Ibori:Court Vacates Order For lack Of Jurisdiction

Efforts by the Delta State government to deter the the Economic and Financial Crimes Commission (EFCC) from investigating financial and contractual records of the state during and after the tenure of its former state governor, Chief James Ibori, collapsed yesterday following the decision by the Federal High Court in Benin to hands-off the case.
The presiding judge of the court, Hon. Justice G. C. Okeke in her ruling agreed with the argument of the counsel to the EFCC, Mr. Wahab Shittu as well as counsel to the EFCC Chairman, Mallam Nuhu Ribadu and the Attorney-General of the Federation (AGF), Mr. Bamidele Aturu who all submitted that the High Court lacked jurisdictional competence on the matter brought before it by the Delta State government.
While counsels to the state government, led by Mr. Ken Mozia argued that the court was backed by law and the nation’s Constitution to entertain the matter in the substantive suit; Shittu and Aturu argued to the contrary, pointing out that the originating summons was prompted by a letter from the EFCC requesting the Delta State government for information.
The EFCC’s letter, dated June 6 2007, made no mention of arrests or such issues as were raised in the originating summons, but merely asked the government to furnish the commission with information needed to carry out its statutory functions.
They pleaded with the judge to particularly lean heavily on the provisions of Section 315 of the 1999 Constitution to turnover jurisdiction on the matter so as not hinder the smooth performance of EFCC’s duties conferred on it by law.
The judge therefore declined to entertain the motion on notice filed by the Delta State government against the EFCC. By the same token, the court reversed itself by vacating an order of interim injunction it earlier granted at the behest of the state government, in respect of past and serving Delta State public functionaries, including Ibori.
The now vacated order of interim injunction was imposed to restrain the EFCC from carrying out investigations against the state’s current and erstwhile officials, including the arrest and freezing of financial accounts in any banks in Nigeria, pending the determination of the motion on notice.
The defendants (respondents), that is the EFCC, Ribadu and the AGF, then challenged the order granted on October 11 2007 via an application on October 29 2007.
But an official of the Delta State government yesterday night said it would appeal against the ruling of the High Court. The official said there were sufficient grounds for the appeal.
“The court yesterday decided only one aspect, which is the jurisdiction of the court. The public should not misconstrue it to mean that Delta State has lost the case.
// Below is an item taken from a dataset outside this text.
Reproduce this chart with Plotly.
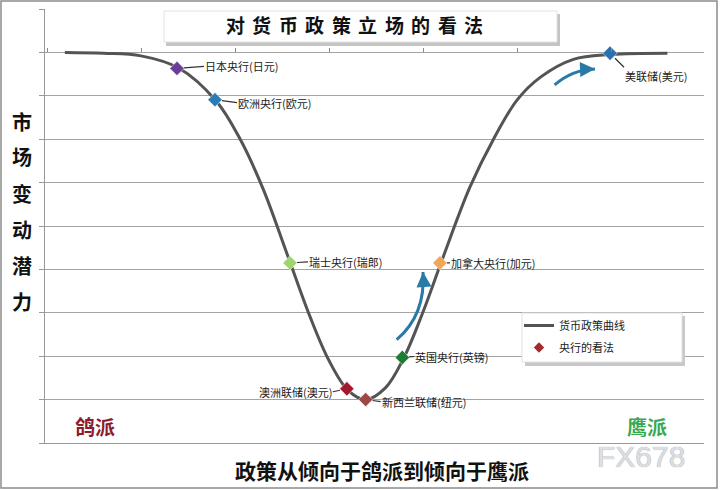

There are more than ten grounds for appeal, which the state government is bound to take up,” the official said.
The Federal High Court sitting in Benin City had on October 11 2007 granted an order of interim injunction sought by the Delta State government against the EFCC and others, pending the hearing of the motion on notice.
In the aforementioned order of interim injunction, the court granted the prayers of the state government, filed on its behalf by the state Attorney-General, to restrain the respondents from arresting, detaining or compelling the plaintiffs, including present and former functionaries of the government to furnish the EFCC and others with any information regarding dated contractual and financial transactions of the Delta State government.
The applicants had prayed the court for, among other things: “An order of interim injunction restraining the defendants, their agents, servants, privies or any person(s) acting for or through them from taking any step whatsoever to compel the plaintiffs/applicants including current or erstwhile holders of offices in the Delta State government to produce or submit the document(s) of information requested by the first defendant (EFCC) from the first plaintiff/applicant through its letter of June 6 2007.
The applicants also sought an interim order restraining the defendants and any others “from arresting or detaining any current or erstwhile” functionary of the Delta State government “from May 1999 to June 2007 including but not limited to: (a) Chief James Ibori (b) Chief Benjamin Elue (c) Mr. Ede Oghoro (d) Mr. Charles Israye, in consequence of the alleged investigation touching on the accounts, contracts, etc.”

– Thisday


One response to “Ibori:Court Vacates Order For lack Of Jurisdiction

  1. It is a good thing that the Benin high court has eventualy vacate the case and reverse itself from previous mistake, its time these criminals brought to justice, EFCC should be given a free hand to prosecute these criminals that is destroying the fabric of our society in the name of leadership, these so call leaders who has no interest of the citizen on their daily administrative agendas should be shown the way out as early as possible before they do any futher damage to the citizens of the state and nigeria in general, Ibori, and Uduaghan should be thoroughly investigated and prosecuted if find guilty of looting which Ibori is already in the book. The problem of the niger delta is not just the unscrupulous oil companies who put the blames on the militants who are fighting to emacipate the states from the state looters and their cronies that are only loyal to their oversea bank account and their family, the government of Delta state should not be a family affairs or party afairs, it should be the Delta state citizens affair, those incompetent leaders should be castigated, and make to vamoose. They also should shown the way either on the polling boot or by protest, as shown to Atteh. This is democracy not autocracy or feudacracy, the citizen come first for they are the democracy not individual elected officials. The citizens should have the opportunity to paticipates in the political, economic, and social affairs of their states without the “who no man” barrier system.